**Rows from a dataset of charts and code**
........
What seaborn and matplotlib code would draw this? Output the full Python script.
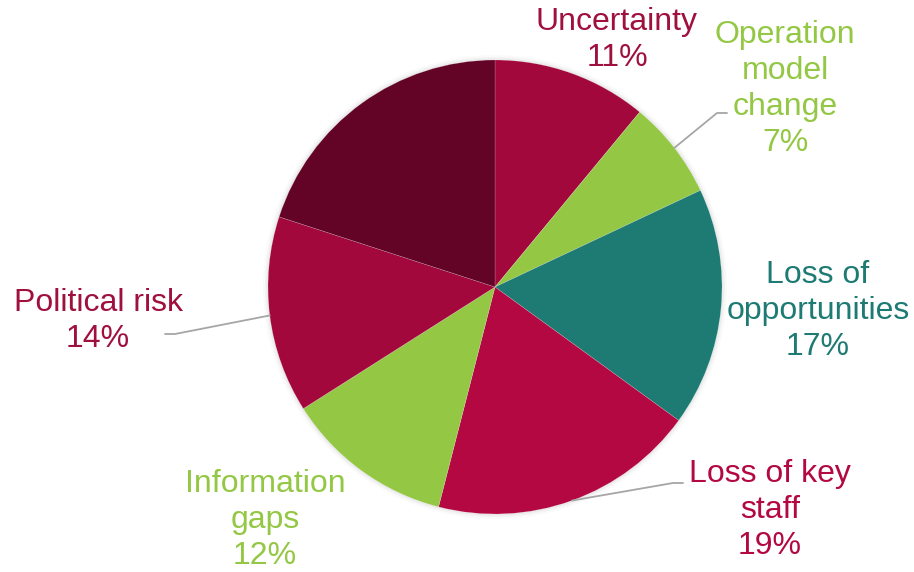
import matplotlib
matplotlib.use("Agg")
import matplotlib.pyplot as plt
import numpy as np
import seaborn as sns

sns.set_theme(style="white")
plt.rcParams["font.family"] = ["Liberation Sans", "DejaVu Sans"]

# Data (clockwise from 12 o'clock)
labels = ["Uncertainty", "Operation\nmodel\nchange", "Loss of\nopportunities",
          "Loss of key\nstaff", "Information\ngaps", "Political risk", ""]
shares = [11, 7, 17, 19, 12, 14, 20]
colors = ["#A3083D", "#93C744", "#1D7B73", "#B30842", "#93C744", "#A3083D", "#630427"]
text_colors = ["#A0103F", "#93C744", "#1D7B73", "#B30842", "#93C744", "#A0103F", None]

# label anchor (pixel coords, y from top) and leader line end
label_pos = [(617, 40), (785, 89), (818, 311), (770, 510), (265, 520), (98, 321), None]
leaders = [None, (727, 113), None, (683, 483), None, (165, 334), None]

W, H = 914, 572
cx, cy, r = 495, 287, 227

fig = plt.figure(figsize=(W / 100, H / 100), dpi=100)
ax = fig.add_axes([0, 0, 1, 1])

# faint shadow
for k, a in zip([5, 3, 1.5], [0.04, 0.06, 0.08]):
    ax.add_patch(plt.Circle((cx, H - cy), r + k, color="#888888", alpha=a, lw=0))

wedges, _ = ax.pie(shares, colors=colors, startangle=90, counterclock=False,
                   radius=r, center=(cx, H - cy), frame=True,
                   wedgeprops=dict(linewidth=0.3, edgecolor="#ffffff60"))
ax.set_xlim(0, W)
ax.set_ylim(0, H)
ax.set_aspect("equal")
ax.axis("off")

for w, lab, share, tc, pos, lead in zip(wedges, labels, shares, text_colors, label_pos, leaders):
    if not lab:
        continue
    ax.text(pos[0], H - pos[1], f"{lab}\n{share}%", color=tc, fontsize=23,
            ha="center", va="center", linespacing=1.25)
    if lead is not None:
        mid = np.deg2rad((w.theta1 + w.theta2) / 2)
        x0, y0 = cx + r * np.cos(mid), (H - cy) + r * np.sin(mid)
        lx, ly = lead
        elbow = lx - 10 if lx > cx else lx + 10
        ax.plot([x0, elbow, lx], [y0, H - ly, H - ly], color="#A6A6A6", lw=1.3)

fig.savefig("out.png", dpi=100)
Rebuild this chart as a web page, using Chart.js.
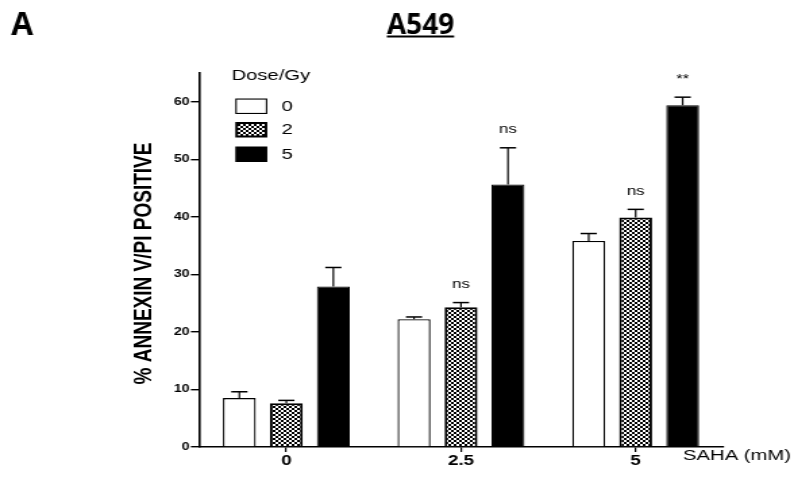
<!DOCTYPE html>
<html><head><meta charset="utf-8">
<script src="https://cdn.jsdelivr.net/npm/chart.js@4"></script>
<style>
html,body{margin:0;padding:0;background:#fff;overflow:hidden}
#wrap{width:588px;height:478px;transform:scaleX(1.3503401);transform-origin:0 0}
#c{display:block}
</style>
</head><body>
<div id="wrap"><canvas id="c" width="588" height="478" style="width:588px;height:478px"></canvas></div>
<script>
// ---- data ----
const categories = ['0', '2.5', '5'];          // SAHA (mM)
const doseLabels = ['0', '2', '5'];            // Dose/Gy
const dose0 = [8.5, 22.2, 35.8];
const dose2 = [7.6, 24.3, 39.9];
const dose5 = [27.9, 45.6, 59.4];
const err0 = [1.1, 0.4, 1.3];
const err2 = [0.5, 0.8, 1.4];
const err5 = [3.3, 6.4, 1.4];
const sig0 = ['', '', ''];
const sig2 = ['', 'ns', 'ns'];
const sig5 = ['', 'ns', '**'];
const yTicks = [0, 10, 20, 30, 40, 50, 60];
const yMax = 65;

// ---- horizontal stretch of the original figure ----
const S = 794 / 588;
const X = v => v / S;   // original px -> internal canvas px

const canvas = document.getElementById('c');
const ctx0 = canvas.getContext('2d');
const pc = document.createElement('canvas');
pc.width = 4; pc.height = 4;
const pctx = pc.getContext('2d');
pctx.fillStyle = '#fff'; pctx.fillRect(0, 0, 4, 4);
pctx.fillStyle = '#000'; pctx.fillRect(0, 0, 2, 2); pctx.fillRect(2, 2, 2, 2);
const checker = ctx0.createPattern(pc, 'repeat');

const fills = ['#ffffff', checker, '#000000'];
const borderW = [1.3, 2, 1];
const errs = [err0, err2, err5];
const sigs = [sig0, sig2, sig5];
const FONT = '"Liberation Sans", Arial, sans-serif';

const datasets = [dose0, dose2, dose5].map((d, i) => ({
  label: doseLabels[i],
  data: d,
  backgroundColor: fills[i],
  borderColor: '#000',
  borderWidth: borderW[i],
  borderSkipped: 'start',
  categoryPercentage: 0.807,
  barPercentage: 0.70
}));

const extras = {
  id: 'extras',
  afterDatasetsDraw(chart) {
    const ctx = chart.ctx;
    const ys = chart.scales.y;
    ctx.save();
    chart.data.datasets.forEach((ds, di) => {
      const meta = chart.getDatasetMeta(di);
      meta.data.forEach((bar, i) => {
        const top = ys.getPixelForValue(ds.data[i] + errs[di][i]);
        const x = bar.x;
        ctx.strokeStyle = '#000';
        ctx.lineWidth = 1.2;
        ctx.beginPath();
        ctx.moveTo(x, bar.y);
        ctx.lineTo(x, top);
        ctx.stroke();
        ctx.lineWidth = 1.5;
        ctx.beginPath();
        ctx.moveTo(x - 6, top);
        ctx.lineTo(x + 6, top);
        ctx.stroke();
        const s = sigs[di][i];
        if (s) {
          ctx.fillStyle = '#000';
          ctx.font = '12.5px ' + FONT;
          ctx.textAlign = 'center';
          ctx.textBaseline = 'middle';
          ctx.fillText(s, x, top - 18);
        }
      });
    });
    ctx.restore();
  },
  afterDraw(chart) {
    const ctx = chart.ctx;
    ctx.save();
    ctx.fillStyle = '#000';
    // y-axis title
    ctx.save();
    ctx.translate(X(144), 263.5);
    ctx.rotate(-Math.PI / 2);
    ctx.font = 'bold 19px ' + FONT;
    ctx.textAlign = 'center';
    ctx.textBaseline = 'middle';
    ctx.fillText('% ANNEXIN V/PI POSITIVE', 0, 0);
    ctx.restore();
    // x-axis title
    ctx.font = '15px ' + FONT;
    ctx.textAlign = 'left';
    ctx.textBaseline = 'middle';
    ctx.fillText('SAHA (mM)', X(683), 456);
    // legend
    ctx.font = '15px ' + FONT;
    ctx.fillText('Dose/Gy', X(231.5), 75.5);
    const rows = [98.5, 122, 146.5];
    chart.data.datasets.forEach((ds, i) => {
      const bx = X(235.3), bw = X(267.3) - X(235.3), by = rows[i], bh = 15.5;
      ctx.fillStyle = '#000';
      ctx.fillRect(bx, by, bw, bh);
      const bwid = i === 1 ? 2 : 1.1;
      ctx.fillStyle = ds.backgroundColor;
      if (i !== 2) ctx.fillRect(bx + bwid, by + bwid, bw - 2 * bwid, bh - 2 * bwid);
      ctx.fillStyle = '#000';
      ctx.font = '15px ' + FONT;
      ctx.textBaseline = 'middle';
      ctx.fillText(ds.label, X(281.7), by + bh / 2 + 0.5);
    });
    // panel letter and title (not stretched)
    ctx.save();
    ctx.scale(1 / S, 1);
    ctx.font = 'bold 32px "Open Sans", sans-serif';
    ctx.textAlign = 'left';
    ctx.textBaseline = 'alphabetic';
    ctx.fillText('A', 11, 35);
    ctx.font = 'bold 28px "Open Sans", sans-serif';
    ctx.textAlign = 'center';
    ctx.fillText('A549', 420.5, 33.5);
    const w = ctx.measureText('A549').width;
    ctx.fillRect(420.5 - w / 2, 35.5, w, 2);
    ctx.restore();
    ctx.restore();
  }
};

new Chart(canvas, {
  type: 'bar',
  data: { labels: categories, datasets },
  options: {
    responsive: false,
    animation: false,
    devicePixelRatio: 1,
    layout: { padding: { left: 0, right: 588 - X(723), top: 73, bottom: 0 } },
    plugins: { legend: { display: false }, title: { display: false }, tooltip: { enabled: false } },
    scales: {
      x: {
        offset: true,
        grid: { display: true, drawOnChartArea: false, offset: false, tickLength: 5, color: '#000', lineWidth: 1.2 },
        border: { display: true, color: '#000', width: 1.5 },
        ticks: { color: '#000', font: { family: FONT, size: 14, weight: 'bold' }, padding: 1, maxRotation: 0 },
        afterFit(scale) { scale.height = 478 - 447; }
      },
      y: {
        min: 0, max: yMax,
        afterBuildTicks(scale) { scale.ticks = yTicks.map(v => ({ value: v })); },
        grid: { display: true, drawOnChartArea: false, tickLength: 6, color: '#000', lineWidth: 1.4 },
        border: { display: true, color: '#000', width: 1.6 },
        ticks: { color: '#000', font: { family: FONT, size: 10.5, weight: 'bold' }, padding: 1 },
        afterFit(scale) { scale.width = X(199); }
      }
    }
  },
  plugins: [extras]
});
</script>
</body></html>
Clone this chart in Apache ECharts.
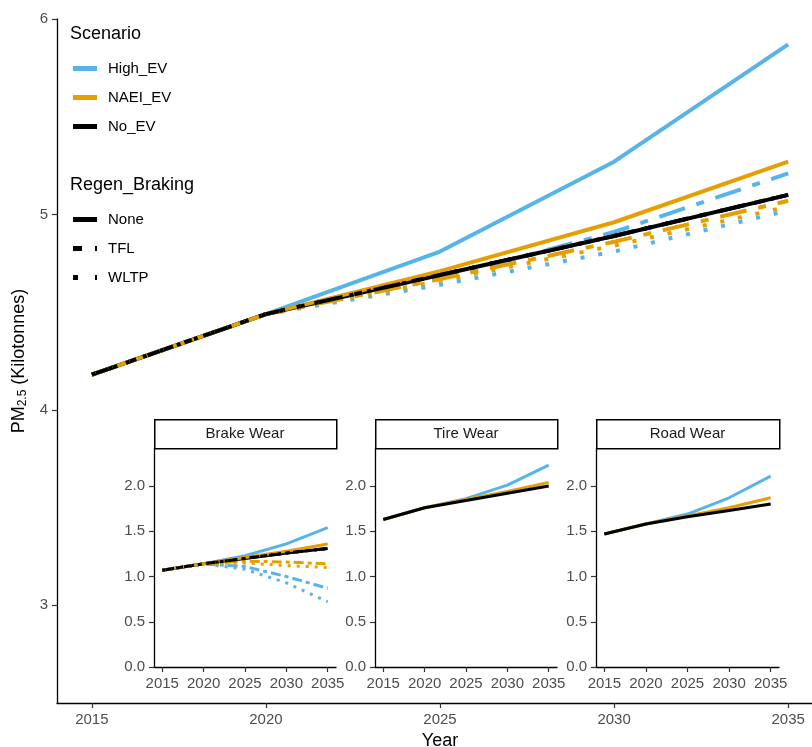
<!DOCTYPE html>
<html><head><meta charset="utf-8">
<script src="https://cdn.jsdelivr.net/npm/echarts@6/dist/echarts.min.js"></script>
<style>html,body{margin:0;padding:0;background:#fff}#c{width:812px;height:747px}</style>
</head><body><div id="c"></div>
<script>
// ---------- data ----------
const years = [2015, 2020, 2025, 2030, 2035];
const scenarios = ['High_EV', 'NAEI_EV', 'No_EV'];
const regens = ['None', 'TFL', 'WLTP'];
const yTicksMain = [3, 4, 5, 6];
const yTicksInset = [0, 0.5, 1, 1.5, 2];
const panelTitles = ['Brake Wear', 'Tire Wear', 'Road Wear'];

// main panel: total PM2.5 (kilotonnes)
const mainHighNone = [4.18, 4.49, 4.81, 5.27, 5.87];
const mainHighTFL  = [4.18, 4.49, 4.67, 4.91, 5.21];
const mainHighWLTP = [4.18, 4.49, 4.64, 4.81, 5.02];
const mainNaeiNone = [4.18, 4.49, 4.71, 4.96, 5.27];
const mainNaeiTFL  = [4.18, 4.49, 4.67, 4.86, 5.07];
const mainNaeiWLTP = [4.18, 4.49, 4.66, 4.84, 5.04];
const mainNoNone   = [4.18, 4.49, 4.69, 4.89, 5.10];
const mainNoTFL    = [4.18, 4.49, 4.69, 4.89, 5.10];
const mainNoWLTP   = [4.18, 4.49, 4.69, 4.89, 5.10];

// brake wear
const brakeHighNone = [1.07, 1.14, 1.23, 1.36, 1.54];
const brakeHighTFL  = [1.07, 1.14, 1.11, 1.00, 0.87];
const brakeHighWLTP = [1.07, 1.14, 1.08, 0.93, 0.72];
const brakeNaeiNone = [1.07, 1.14, 1.21, 1.28, 1.36];
const brakeNaeiTFL  = [1.07, 1.14, 1.17, 1.16, 1.14];
const brakeNaeiWLTP = [1.07, 1.14, 1.15, 1.12, 1.10];
const brakeNoNone   = [1.07, 1.14, 1.20, 1.26, 1.31];
const brakeNoTFL    = [1.07, 1.14, 1.20, 1.26, 1.31];
const brakeNoWLTP   = [1.07, 1.14, 1.20, 1.26, 1.31];

// tire wear
const tireHigh = [1.63, 1.76, 1.86, 2.01, 2.23];
const tireNaei = [1.63, 1.76, 1.85, 1.94, 2.04];
const tireNo   = [1.63, 1.76, 1.84, 1.92, 2.00];

// road wear
const roadHigh = [1.47, 1.58, 1.69, 1.87, 2.11];
const roadNaei = [1.47, 1.58, 1.67, 1.76, 1.87];
const roadNo   = [1.47, 1.58, 1.66, 1.73, 1.80];

// ---------- styling ----------
const FONT = '"Liberation Sans", Arial, Helvetica, sans-serif';
const colors = { High_EV: '#56B4E9', NAEI_EV: '#E69F00', No_EV: '#000000' };
const dashMain = { None: 'solid', TFL: [27, 12, 8, 12], WLTP: [4, 14] };
const dashInset = { None: 'solid', TFL: [10, 4, 4, 4], WLTP: [3, 6] };
const legendIcons = {
  solid: 'path://M0,0H24V5H0Z',
  None: 'path://M0,0H24V5H0Z',
  TFL: 'path://M0,0H9V5H0Z M22,0H24V5H22Z',
  WLTP: 'path://M0,0H5V5H0Z M22,0H24V5H22Z'
};
const grey30 = '#4D4D4D';

const insetGrids = [
  { left: 154, top: 448, width: 182, height: 219 },
  { left: 375, top: 448, width: 182, height: 219 },
  { left: 596, top: 448, width: 183, height: 219 }
];

function pts(vals) { return years.map((y, i) => [y, vals[i]]); }
function line(name, vals, color, dash, width, idx) {
  return {
    type: 'line', name: name, data: pts(vals), xAxisIndex: idx, yAxisIndex: idx,
    symbol: 'none', silent: true, z: 2 + idx,
    lineStyle: { color: color, width: width, type: dash, cap: 'butt', join: 'round' }
  };
}

const mainSets = {
  None: [mainHighNone, mainNaeiNone, mainNoNone],
  TFL: [mainHighTFL, mainNaeiTFL, mainNoTFL],
  WLTP: [mainHighWLTP, mainNaeiWLTP, mainNoWLTP]
};
const brakeSets = {
  None: [brakeHighNone, brakeNaeiNone, brakeNoNone],
  TFL: [brakeHighTFL, brakeNaeiTFL, brakeNoTFL],
  WLTP: [brakeHighWLTP, brakeNaeiWLTP, brakeNoWLTP]
};
// drawing order: solid lines (High, No, NAEI), then dashed and dotted (High, NAEI, No)
const orderFor = { None: [0, 2, 1], TFL: [0, 1, 2], WLTP: [0, 1, 2] };

const series = [];
regens.forEach(r => orderFor[r].forEach(k => {
  const s = scenarios[k];
  series.push(line('main ' + s + ' ' + r, mainSets[r][k], colors[s], dashMain[r], 4, 0));
}));
regens.forEach(r => orderFor[r].forEach(k => {
  const s = scenarios[k];
  series.push(line('brake ' + s + ' ' + r, brakeSets[r][k], colors[s], dashInset[r], 3, 1));
}));
[tireHigh, tireNaei, tireNo].forEach((v, k) => series.push(line('tire ' + scenarios[k], v, colors[scenarios[k]], 'solid', 3, 2)));
[roadHigh, roadNaei, roadNo].forEach((v, k) => series.push(line('road ' + scenarios[k], v, colors[scenarios[k]], 'solid', 3, 3)));

// legend-only series (no data)
scenarios.forEach(s => series.push({ type: 'line', name: s, data: [], symbol: 'none', xAxisIndex: 0, yAxisIndex: 0,
  lineStyle: { color: colors[s], width: 5 }, itemStyle: { color: colors[s] } }));
regens.forEach(r => series.push({ type: 'line', name: r, data: [], symbol: 'none', xAxisIndex: 0, yAxisIndex: 0,
  lineStyle: { color: '#000', width: 5 }, itemStyle: { color: '#000' } }));

const axisLineStyle = { show: true, lineStyle: { color: '#000', width: 1.3 } };
const tickStyle = { show: true, length: 5, lineStyle: { color: '#333', width: 1.2 } };
const yearFmt = v => String(Math.round(v));

const xAxes = [{
  type: 'value', gridIndex: 0, min: 2014, max: 2036,
  axisLine: axisLineStyle, splitLine: { show: false },
  axisTick: Object.assign({ customValues: years }, tickStyle),
  axisLabel: { customValues: years, formatter: yearFmt, color: grey30, fontSize: 15, fontFamily: FONT, margin: 9 },
  name: 'Year', nameLocation: 'middle', nameGap: 28,
  nameTextStyle: { color: '#000', fontSize: 18, fontFamily: FONT }
}];
const yAxes = [{
  type: 'value', gridIndex: 0, min: 2.5, max: 6,
  axisLine: axisLineStyle, splitLine: { show: false },
  axisTick: Object.assign({ customValues: yTicksMain }, tickStyle),
  axisLabel: { customValues: yTicksMain, color: grey30, fontSize: 15, fontFamily: FONT, margin: 9 },
  name: 'PM{sub|2.5} (Kilotonnes)', nameLocation: 'middle', nameGap: 26, nameRotate: 90,
  nameTextStyle: { color: '#000', fontSize: 18, fontFamily: FONT,
    rich: { sub: { fontSize: 12, fontFamily: FONT, color: '#000', padding: [7, 0, 0, 0], verticalAlign: 'bottom' } } }
}];
insetGrids.forEach((g, i) => {
  xAxes.push({
    type: 'value', gridIndex: i + 1, min: 2014, max: 2036,
    axisLine: axisLineStyle, splitLine: { show: false },
    axisTick: Object.assign({ customValues: years }, tickStyle),
    axisLabel: { customValues: years, formatter: yearFmt, color: grey30, fontSize: 15, fontFamily: FONT, margin: 9 }
  });
  yAxes.push({
    type: 'value', gridIndex: i + 1, min: 0, max: 2.42,
    axisLine: axisLineStyle, splitLine: { show: false },
    axisTick: Object.assign({ customValues: yTicksInset }, tickStyle),
    axisLabel: { customValues: yTicksInset, color: grey30, fontSize: 15, fontFamily: FONT, margin: 9,
      formatter: v => v.toFixed(1) }
  });
});

const graphics = [];
insetGrids.forEach((g, i) => {
  graphics.push({ type: 'rect', left: g.left, top: 419, z: 100,
    shape: { width: g.width, height: 29 },
    style: { fill: '#fff', stroke: '#000', lineWidth: 1.5 } });
  graphics.push({ type: 'text', x: g.left + g.width / 2, y: 434, z: 101,
    style: { text: panelTitles[i], fill: '#1A1A1A', fontSize: 15, fontFamily: FONT, align: 'center', verticalAlign: 'middle' } });
});

const legendBase = {
  orient: 'vertical', left: 73, itemWidth: 24, itemHeight: 5, itemGap: 14, padding: 0,
  selectedMode: false,
  itemStyle: { borderWidth: 0 },
  textStyle: { color: '#000', fontSize: 15, fontFamily: FONT, padding: [0, 0, 0, 6] }
};

const option = {
  animation: false,
  backgroundColor: '#fff',
  title: [
    { text: 'Scenario', left: 70, top: 25, padding: 0, textStyle: { fontSize: 18, fontWeight: 'normal', color: '#000', fontFamily: FONT } },
    { text: 'Regen_Braking', left: 70, top: 176, padding: 0, textStyle: { fontSize: 18, fontWeight: 'normal', color: '#000', fontFamily: FONT } }
  ],
  legend: [
    Object.assign({}, legendBase, { top: 61, data: scenarios.map(s => ({ name: s, icon: legendIcons.solid })) }),
    Object.assign({}, legendBase, { top: 212, data: regens.map(r => ({ name: r, icon: legendIcons[r] })) })
  ],
  grid: [
    { left: 57, top: 19, right: -11, bottom: 44, outerBoundsMode: 'none' },
    ...insetGrids.map(g => Object.assign({ outerBoundsMode: 'none' }, g))
  ],
  xAxis: xAxes,
  yAxis: yAxes,
  series: series,
  graphic: graphics
};
const chart = echarts.init(document.getElementById('c'));
chart.setOption(option);
</script>
</body></html>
........
**Task description**
Copy exactly the lines from the first line of the records above through the line with "ax.add_patch(plt.Circle((cx, H - cy), r", both included, and nothing else. Pictures stay out.

**Result of this exercise**
What seaborn and matplotlib code would draw this? Output the full Python script.
import matplotlib
matplotlib.use("Agg")
import matplotlib.pyplot as plt
import numpy as np
import seaborn as sns

sns.set_theme(style="white")
plt.rcParams["font.family"] = ["Liberation Sans", "DejaVu Sans"]

# Data (clockwise from 12 o'clock)
labels = ["Uncertainty", "Operation\nmodel\nchange", "Loss of\nopportunities",
          "Loss of key\nstaff", "Information\ngaps", "Political risk", ""]
shares = [11, 7, 17, 19, 12, 14, 20]
colors = ["#A3083D", "#93C744", "#1D7B73", "#B30842", "#93C744", "#A3083D", "#630427"]
text_colors = ["#A0103F", "#93C744", "#1D7B73", "#B30842", "#93C744", "#A0103F", None]

# label anchor (pixel coords, y from top) and leader line end
label_pos = [(617, 40), (785, 89), (818, 311), (770, 510), (265, 520), (98, 321), None]
leaders = [None, (727, 113), None, (683, 483), None, (165, 334), None]

W, H = 914, 572
cx, cy, r = 495, 287, 227

fig = plt.figure(figsize=(W / 100, H / 100), dpi=100)
ax = fig.add_axes([0, 0, 1, 1])

# faint shadow
for k, a in zip([5, 3, 1.5], [0.04, 0.06, 0.08]):
    ax.add_patch(plt.Circle((cx, H - cy), r + k, color="#888888", alpha=a, lw=0))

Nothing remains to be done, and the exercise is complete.